- [SET TASK]:
Transcribe the material in full. Nothing should differ except that the pictures are left out.
#####
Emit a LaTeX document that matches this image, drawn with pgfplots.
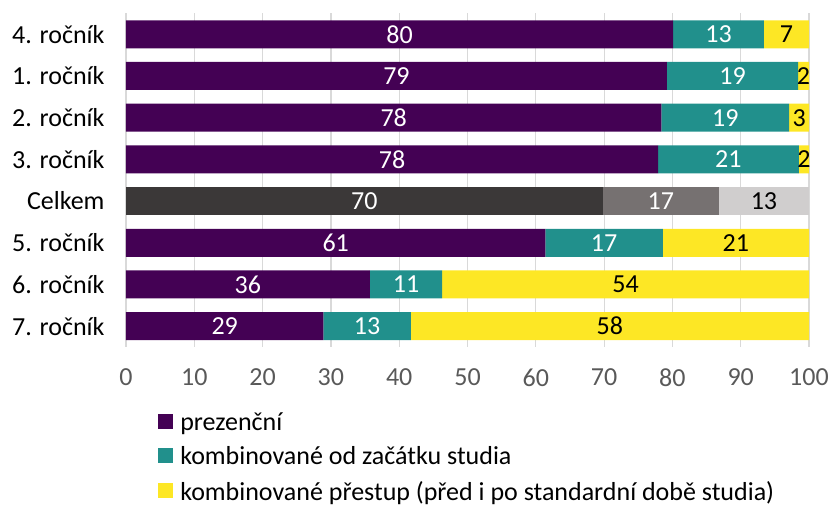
\documentclass[border=0pt]{standalone}
\usepackage{fontspec}
\setmainfont{Carlito}
\usepackage{pgfplots}
\usepackage{pgfplotstable}
\pgfplotsset{compat=1.18}
\definecolor{cPurple}{HTML}{440154}
\definecolor{cTeal}{HTML}{21908C}
\definecolor{cYellow}{HTML}{FDE725}
\definecolor{cDark}{HTML}{3B3838}
\definecolor{cGray}{HTML}{767171}
\definecolor{cLight}{HTML}{D0CECE}
\definecolor{gridc}{HTML}{D9D9D9}
\definecolor{tickc}{HTML}{595959}

\pgfplotstableread{
y a b c la lb lc
0 80.1 13.3 6.6 80 13 7
1 79.2 19.2 1.6 79 19 2
2 78.4 18.7 2.9 78 19 3
3 77.9 20.6 1.5 78 21 2
5 61.4 17.2 21.4 61 17 21
6 35.7 10.6 53.7 36 11 54
7 28.9 12.8 58.3 29 13 58
}\main
\pgfplotstableread{
y a b c la lb lc
4 69.8 17.0 13.2 70 17 13
}\total

\newcommand{\bigfont}{\fontsize{26}{30}\selectfont}

\pgfplotsset{base/.style={
  width=683pt, height=333.6pt, scale only axis,
  xmin=0, xmax=100, ymin=-0.5, ymax=7.5, y dir=reverse,
}}
\pgfplotsset{lab/.style={only marks, mark=none, nodes near coords, point meta=explicit symbolic,
  every node near coord/.style={anchor=center, font=\bigfont, inner sep=0pt, text=#1}}}

\begin{document}
\begin{tikzpicture}
\begin{axis}[base, xbar stacked, bar width=28pt,
  axis line style={draw=none},
  major tick style={draw=none},
  xmajorgrids, grid style={gridc, line width=1.2pt},
  xtick distance=10,
  /pgf/number format/assume math mode=true,
  xticklabel style={tickc, font=\bigfont, yshift=-18pt},
  ytick={0,1,2,3,4,5,6,7},
  yticklabels={4. ročník, 1. ročník, 2. ročník, 3. ročník, Celkem, 5. ročník, 6. ročník, 7. ročník},
  yticklabel style={font=\bigfont, xshift=-18pt},
  legend style={at={(axis description cs:0.047,-0.195)}, anchor=north west, draw=none, fill=none, inner sep=0pt, font=\bigfont, row sep=15pt, nodes={inner xsep=7pt, inner ysep=0pt}},
  legend cell align=left,
  legend image code/.code={\fill[#1] (0pt,-7pt) rectangle (15pt,8pt);},
]
\addplot[fill=cPurple, draw=none] table[x=a, y=y] {\main};
\addplot[fill=cTeal, draw=none] table[x=b, y=y] {\main};
\addplot[fill=cYellow, draw=none] table[x=c, y=y] {\main};
\legend{prezenční, kombinované od začátku studia, kombinované přestup (před i po standardní době studia)}
\end{axis}
\begin{axis}[base, xbar stacked, bar width=28pt, axis lines=none, ticks=none]
\addplot[fill=cDark, draw=none] table[x=a, y=y] {\total};
\addplot[fill=cGray, draw=none] table[x=b, y=y] {\total};
\addplot[fill=cLight, draw=none] table[x=c, y=y] {\total};
\end{axis}
\begin{axis}[base, axis lines=none, ticks=none]
\addplot[lab=white] table[x expr=\thisrow{a}/2, y=y, meta=la] {\main};
\addplot[lab=white] table[x expr=\thisrow{a}+\thisrow{b}/2, y=y, meta=lb] {\main};
\addplot[lab=black] table[x expr=\thisrow{a}+\thisrow{b}+\thisrow{c}/2, y=y, meta=lc] {\main};
\addplot[lab=white] table[x expr=\thisrow{a}/2, y=y, meta=la] {\total};
\addplot[lab=white] table[x expr=\thisrow{a}+\thisrow{b}/2, y=y, meta=lb] {\total};
\addplot[lab=black] table[x expr=\thisrow{a}+\thisrow{b}+\thisrow{c}/2, y=y, meta=lc] {\total};
\end{axis}
\pgfresetboundingbox
\path[use as bounding box] ([shift={(-126pt,-159pt)}]current axis.south west) rectangle ([shift={(704pt,347pt)}]current axis.south west);
\end{tikzpicture}
\end{document}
#####
- [OUTPUT BELOW]:
Emit a LaTeX document that matches this image, drawn with pgfplots.
\documentclass[border=0pt]{standalone}
\usepackage{fontspec}
\setmainfont{Carlito}
\usepackage{pgfplots}
\usepackage{pgfplotstable}
\pgfplotsset{compat=1.18}
\definecolor{cPurple}{HTML}{440154}
\definecolor{cTeal}{HTML}{21908C}
\definecolor{cYellow}{HTML}{FDE725}
\definecolor{cDark}{HTML}{3B3838}
\definecolor{cGray}{HTML}{767171}
\definecolor{cLight}{HTML}{D0CECE}
\definecolor{gridc}{HTML}{D9D9D9}
\definecolor{tickc}{HTML}{595959}

\pgfplotstableread{
y a b c la lb lc
0 80.1 13.3 6.6 80 13 7
1 79.2 19.2 1.6 79 19 2
2 78.4 18.7 2.9 78 19 3
3 77.9 20.6 1.5 78 21 2
5 61.4 17.2 21.4 61 17 21
6 35.7 10.6 53.7 36 11 54
7 28.9 12.8 58.3 29 13 58
}\main
\pgfplotstableread{
y a b c la lb lc
4 69.8 17.0 13.2 70 17 13
}\total

\newcommand{\bigfont}{\fontsize{26}{30}\selectfont}

\pgfplotsset{base/.style={
  width=683pt, height=333.6pt, scale only axis,
  xmin=0, xmax=100, ymin=-0.5, ymax=7.5, y dir=reverse,
}}
\pgfplotsset{lab/.style={only marks, mark=none, nodes near coords, point meta=explicit symbolic,
  every node near coord/.style={anchor=center, font=\bigfont, inner sep=0pt, text=#1}}}

\begin{document}
\begin{tikzpicture}
\begin{axis}[base, xbar stacked, bar width=28pt,
  axis line style={draw=none},
  major tick style={draw=none},
  xmajorgrids, grid style={gridc, line width=1.2pt},
  xtick distance=10,
  /pgf/number format/assume math mode=true,
  xticklabel style={tickc, font=\bigfont, yshift=-18pt},
  ytick={0,1,2,3,4,5,6,7},
  yticklabels={4. ročník, 1. ročník, 2. ročník, 3. ročník, Celkem, 5. ročník, 6. ročník, 7. ročník},
  yticklabel style={font=\bigfont, xshift=-18pt},
  legend style={at={(axis description cs:0.047,-0.195)}, anchor=north west, draw=none, fill=none, inner sep=0pt, font=\bigfont, row sep=15pt, nodes={inner xsep=7pt, inner ysep=0pt}},
  legend cell align=left,
  legend image code/.code={\fill[#1] (0pt,-7pt) rectangle (15pt,8pt);},
]
\addplot[fill=cPurple, draw=none] table[x=a, y=y] {\main};
\addplot[fill=cTeal, draw=none] table[x=b, y=y] {\main};
\addplot[fill=cYellow, draw=none] table[x=c, y=y] {\main};
\legend{prezenční, kombinované od začátku studia, kombinované přestup (před i po standardní době studia)}
\end{axis}
\begin{axis}[base, xbar stacked, bar width=28pt, axis lines=none, ticks=none]
\addplot[fill=cDark, draw=none] table[x=a, y=y] {\total};
\addplot[fill=cGray, draw=none] table[x=b, y=y] {\total};
\addplot[fill=cLight, draw=none] table[x=c, y=y] {\total};
\end{axis}
\begin{axis}[base, axis lines=none, ticks=none]
\addplot[lab=white] table[x expr=\thisrow{a}/2, y=y, meta=la] {\main};
\addplot[lab=white] table[x expr=\thisrow{a}+\thisrow{b}/2, y=y, meta=lb] {\main};
\addplot[lab=black] table[x expr=\thisrow{a}+\thisrow{b}+\thisrow{c}/2, y=y, meta=lc] {\main};
\addplot[lab=white] table[x expr=\thisrow{a}/2, y=y, meta=la] {\total};
\addplot[lab=white] table[x expr=\thisrow{a}+\thisrow{b}/2, y=y, meta=lb] {\total};
\addplot[lab=black] table[x expr=\thisrow{a}+\thisrow{b}+\thisrow{c}/2, y=y, meta=lc] {\total};
\end{axis}
\pgfresetboundingbox
\path[use as bounding box] ([shift={(-126pt,-159pt)}]current axis.south west) rectangle ([shift={(704pt,347pt)}]current axis.south west);
\end{tikzpicture}
\end{document}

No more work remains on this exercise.